For the artists who have read my essay this far, here is some additional shop talk that you’ll find interesting. There is a confluence of perspectives at work that makes the vantage point especially conducive. The main system is two-point perspective, with vanishing points off to the sides. But I minimized another perspective system for the sake of parallel vertical lines. This is three-point perspective as a result of the high vantage point. The vanishing point would be way down below the bottom of the canvas. This three- point perspective, would use all the vertical lines to recede in a “V” toward that point. This also happens with the distortion of lenses even with an I-phone but especially with a wide-angle lens or fish-eye lens. (See my sketch near the top of this article.)
The figures in the painting are worth mentioning too. This painting fits in with a series of mine extending over many years of people with their dogs. These are genre scenes, depictions of Americana and the common instances of everyday life. I like the fact that the woman descending is in a bright fire engine red coat, as it is the most intense note of color, also the shadowed wall behind her helps to make her contour the most contrasted area as well. As I see it, she leads us into the scene. The black man with dreadlocks leaning on an octagonal section adds another element as well.
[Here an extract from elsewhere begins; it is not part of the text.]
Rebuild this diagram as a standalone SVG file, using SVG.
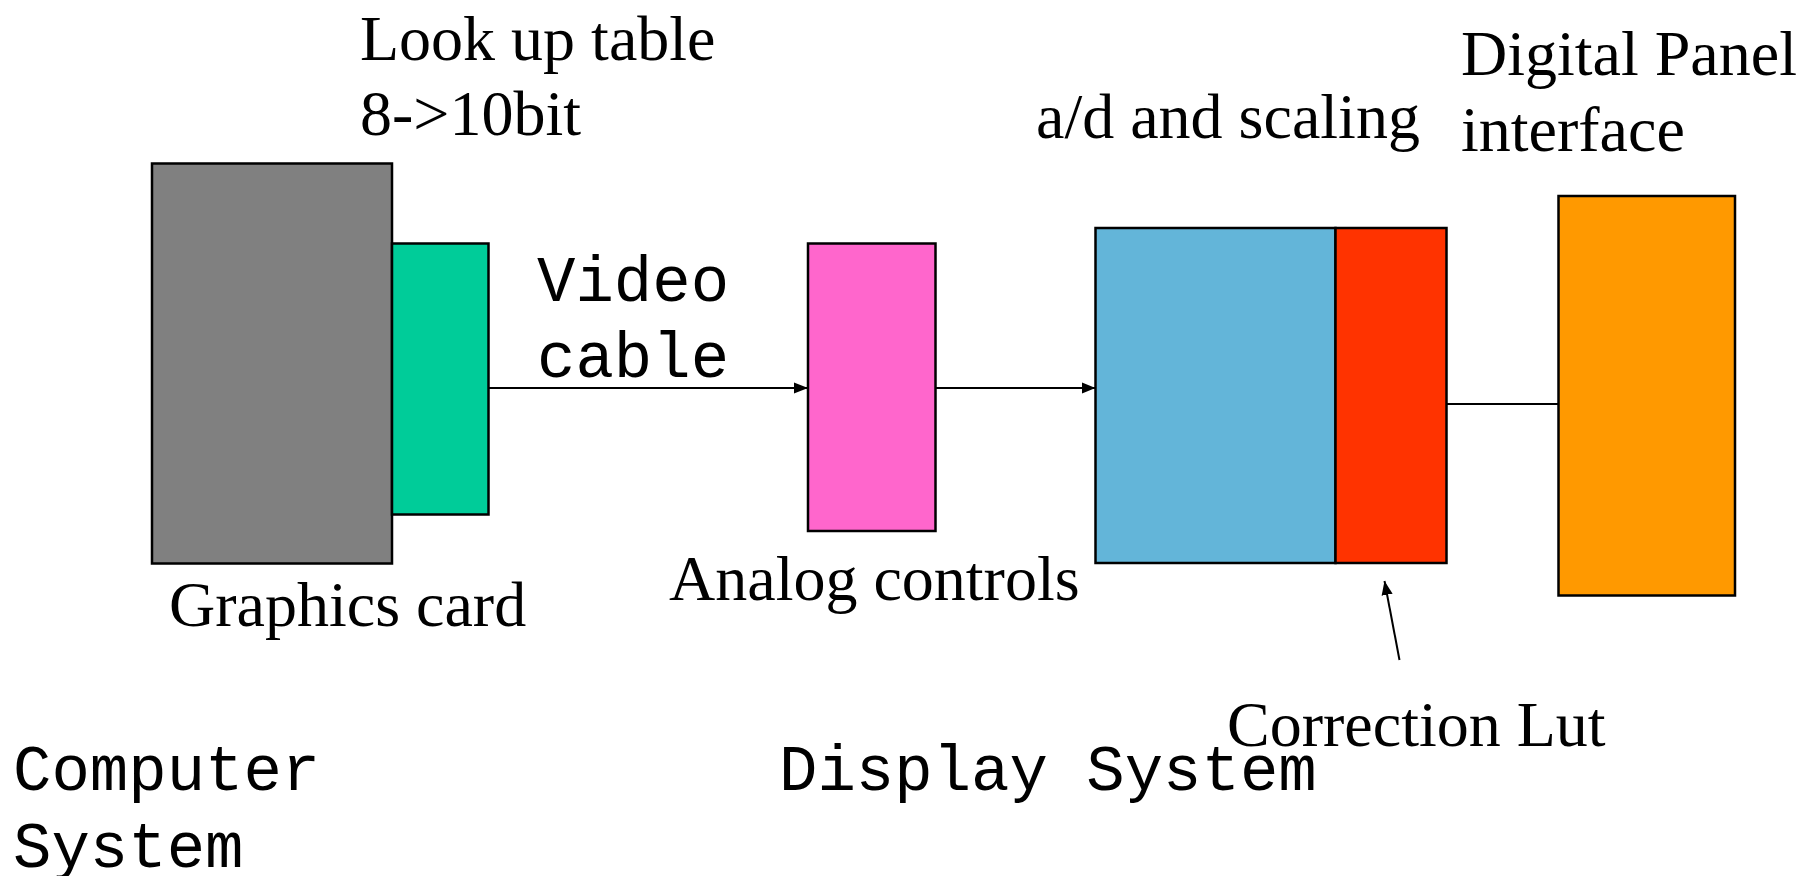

In 2006 as masons were repairing these steps they came across a time capsule of sorts hidden within the stonework. There they discovered a sealed copper box with the momentos and photos of the Baldwin family. In a ceremony in 2006, and appropriately enough on Veterans Day, to honor the memory of Morgan Baldwin, the personal items were resealed, this time in a stainless steel box and put back in the stairs. Perhaps in 100 years, when the steps are again being refurbished, these items will be rediscovered and the history of the people and places will be recalled again.